The two women depicted in The Green Sea, Lamorna were probably Phyllis Vipond-Crocker and Marjorie Taylor, who regularly posed for Knight in Cornwall. One of the girls had long blonde hair and the other was a short bobbed brunette; their contrasting beauties added to Knight’s aesthetic effect. The same girls appear in The Cornish Coast (Amgueddfa Cymru, National Museum of Wales, Cardiff) and probably also The Cave (offered in these rooms, 17 May 2011, lot 72).

The pictures that Knight painted on the Cornish cliffs were arguably bolder statements and more remarkable than the circus, gypsy and ballet pictures painted later in her career, as they were less reliant on the charm of the subject. Who the women are and what they are doing is of lesser importance as they are merely part of a scene in which nature is the more beautiful and dominant element. These pictures were painted with broad strokes of bright colour worked wet into wet to create expressive impasto. The compositions often took a high vantage looking down towards the sea, the descent interrupted by rocks and figures in the foreground. The days painting in the summer sun were idyllic but it is noticeable that there are no men in these cliff-top pictures as most were across the ocean facing the horrors of war. In her paintings of the Cornish coast Laura Knight defiantly celebrated the glorious British shoreline which, although threatened by invasion by enemy forces remained impenetrable.

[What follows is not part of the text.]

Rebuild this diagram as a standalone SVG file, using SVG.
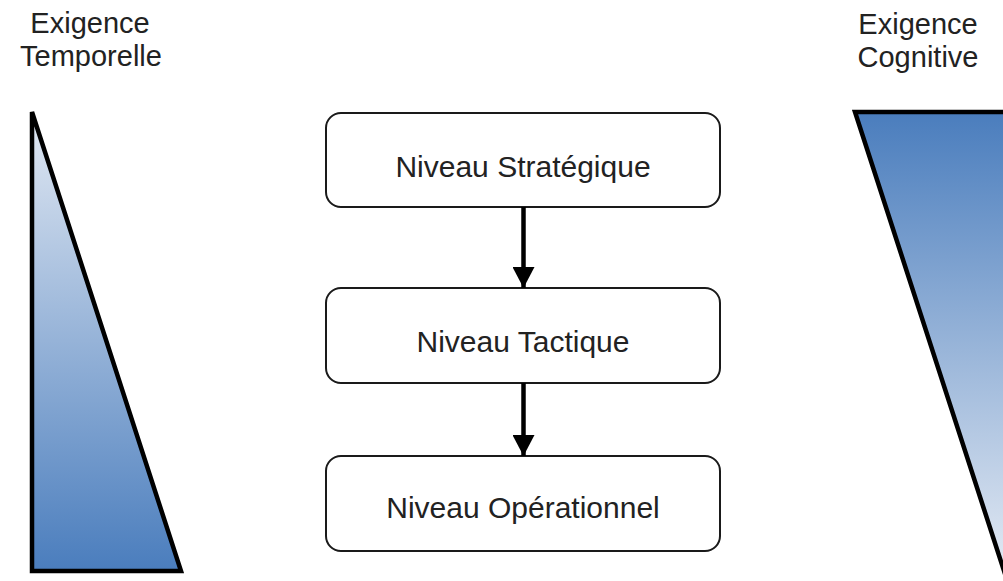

In her autobiography Knight referred to pictures of girls on cliffs but was unspecific about the details of the pictures. The series was certainly begun in 1912 following Knight's exhibition at the Royal Academy of Daughters of the Sun (destroyed), a large and ambitious picture of nude girls bathing from the rocks. She continued to be inspired by the theme until 1918 when she and her husband moved to London, although it is possible that she continued to paint these subjects on her regular returns to Cornwall during the next summers. Caroline Fox has dated The Green Sea, Lamorna c.1917 and the boldness of the colouring and dynamic composition is consistent with her mature work in Cornwall. The painting was included in Knight’s exhibition at the Leicester Galleries in 1918 where it found a ready buyer.